Даже в гомеровской «Одиссее» Жуковский, в качестве ее переводчика, уловил свойственную ему самому меланхолию, о чем и поведал в предисловии к своему переводу[26]. Критика, восхищаясь непревзойденными достоинствами этого перевода, все же не могла не отметить крайней субъективности его: Гомер в этом русском варианте поэмы стал многими своими чертами удивительно похож на Жуковского. «Жуковский, – по свидетельству одного ученого критика, – внес в «Одиссею» много морали, сентиментальности да некоторые почти христианские понятия, вовсе не знакомые автору языческой поэмы». «В некоторых местах переводной поэмы заметен характер романтического раздумья, совершенно чуждого «Одиссее»[27].
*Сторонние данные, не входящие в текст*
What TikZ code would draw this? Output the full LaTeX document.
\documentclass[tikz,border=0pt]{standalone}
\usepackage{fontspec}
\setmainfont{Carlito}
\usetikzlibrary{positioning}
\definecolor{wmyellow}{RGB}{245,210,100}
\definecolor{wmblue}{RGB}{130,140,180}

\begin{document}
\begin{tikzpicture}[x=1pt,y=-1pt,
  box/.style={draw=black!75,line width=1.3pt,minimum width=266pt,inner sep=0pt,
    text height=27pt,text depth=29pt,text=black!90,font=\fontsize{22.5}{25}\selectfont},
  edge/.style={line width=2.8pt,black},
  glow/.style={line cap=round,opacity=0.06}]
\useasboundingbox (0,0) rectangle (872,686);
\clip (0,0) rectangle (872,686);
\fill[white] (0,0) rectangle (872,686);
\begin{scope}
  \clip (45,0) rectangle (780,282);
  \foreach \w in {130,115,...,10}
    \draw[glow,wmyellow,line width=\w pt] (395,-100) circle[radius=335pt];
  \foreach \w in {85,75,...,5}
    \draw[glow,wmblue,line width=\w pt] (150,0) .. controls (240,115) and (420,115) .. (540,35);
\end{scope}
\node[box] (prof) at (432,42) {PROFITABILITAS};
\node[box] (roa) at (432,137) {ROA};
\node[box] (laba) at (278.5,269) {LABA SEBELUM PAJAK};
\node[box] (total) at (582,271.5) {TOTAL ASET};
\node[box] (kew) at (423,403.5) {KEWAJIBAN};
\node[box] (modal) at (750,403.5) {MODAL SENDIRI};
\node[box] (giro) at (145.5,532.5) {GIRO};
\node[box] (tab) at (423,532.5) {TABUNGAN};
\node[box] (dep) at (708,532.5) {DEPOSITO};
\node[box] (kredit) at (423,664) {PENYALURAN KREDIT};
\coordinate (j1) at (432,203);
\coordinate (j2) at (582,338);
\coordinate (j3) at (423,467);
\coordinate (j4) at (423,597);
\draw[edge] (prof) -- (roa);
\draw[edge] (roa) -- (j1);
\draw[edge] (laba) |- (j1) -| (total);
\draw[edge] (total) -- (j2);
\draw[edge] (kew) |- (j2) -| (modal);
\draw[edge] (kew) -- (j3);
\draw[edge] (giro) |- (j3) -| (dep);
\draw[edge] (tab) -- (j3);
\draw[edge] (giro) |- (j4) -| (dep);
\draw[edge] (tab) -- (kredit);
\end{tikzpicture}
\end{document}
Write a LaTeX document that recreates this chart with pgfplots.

Роберт Соути в своей известной балладе говорит о монахах, что «они отправились за море в страну мавров», а Жуковский переводит эту фразу:

И в Африку смиренно понесли
Небесный дар учения Христова.

(«Королева Урака»)

Повторяю: эти систематические, нисколько не случайные отклонения от текста у Жуковского особенно заметны именно потому, что во всех остальных отношениях его переводы, за очень немногими исключениями, отлично передают малейшие тональности подлинника. И при этом необходимо отметить, что огромное большинство изменений сделано Жуковским в духе переводимого автора: пусть у Людвига Уланда в данных строках и нет, предположим, гробницы, она свободно могла бы там быть – в полном соответствии с его мировоззрением и стилем.

III

Порою фальсификация подлинника производится под влиянием политических, партийных пристрастий того или иного переводчика. В крайних случаях дело доходит до преднамеренного искажения текстов.

В 1934 году в Париже, в «Комеди Франсез» была поставлена трагедия Шекспира «Кориолан» в новом переводе французского националиста Рене-Луи Пиашо. Переводчик при помощи многочисленных отклонений от английского текста придал Кориолану черты идеального реакционного диктатора, трагически гибнущего в неравной борьбе с демократией.

Благодаря такому переводу старинная английская пьеса сделалась боевым знаменем французской реакции.

Те мечты о твердой диктаторской власти и о сокрушении революционного плебса, которые лелеет французский рантье, запуганный «красной опасностью», нашли полное свое выражение в этом модернизированном переводе Шекспира.

Зрители расшифровали пьесу как памфлет о современном политическом положении Франции, и после первого же представления в театре образовались два бурно враждующих лагеря.

В то время как проклятия Кориолана по адресу черни вызывали горячие аплодисменты партера, галерка неистово свистала ему.

[21] Уольт Уитмен. Побеги травы. Перевод с английского К. Д. Бальмонта. М.: Скорпион, 1911, с. 133, 136, 139. При дальнейших ссылках на эту книгу ее страницы обозначены цифрами, поставленными после каждой цитаты.
[22] Письмо Н. И. Гнедичу от 27 сентября 1822 года. – А. С. Пушкин. Полн. собр. соч., т. XIII. М.-Л.: Изд-во АН СССР, 1937, с. 48.
[23] Ф. И. Тютчев. Полное собрание стихотворений. Л., 1939, с. 222.
[24] Из европейских поэтов XVI—XIX веков. Переводы В. Левика. М., 1956, с. 67, 68.
[25] О. Холмская. Пушкин и переводческие дискуссии пушкинской поры. – В кн.: Мастерство перевода. М., 1959, с. 307.
[26] «Вместо предисловия. Отрывок из письма». – Полное собрание сочинений В. А. Жуковского, т. II. СПб., 1906, с. 216.
[27] П. Черняев. Как ценили перевод «Одиссеи» Жуковского современные и последующие критики. – «Филологические записки», 1902, вып. I—III, с. 156, 158.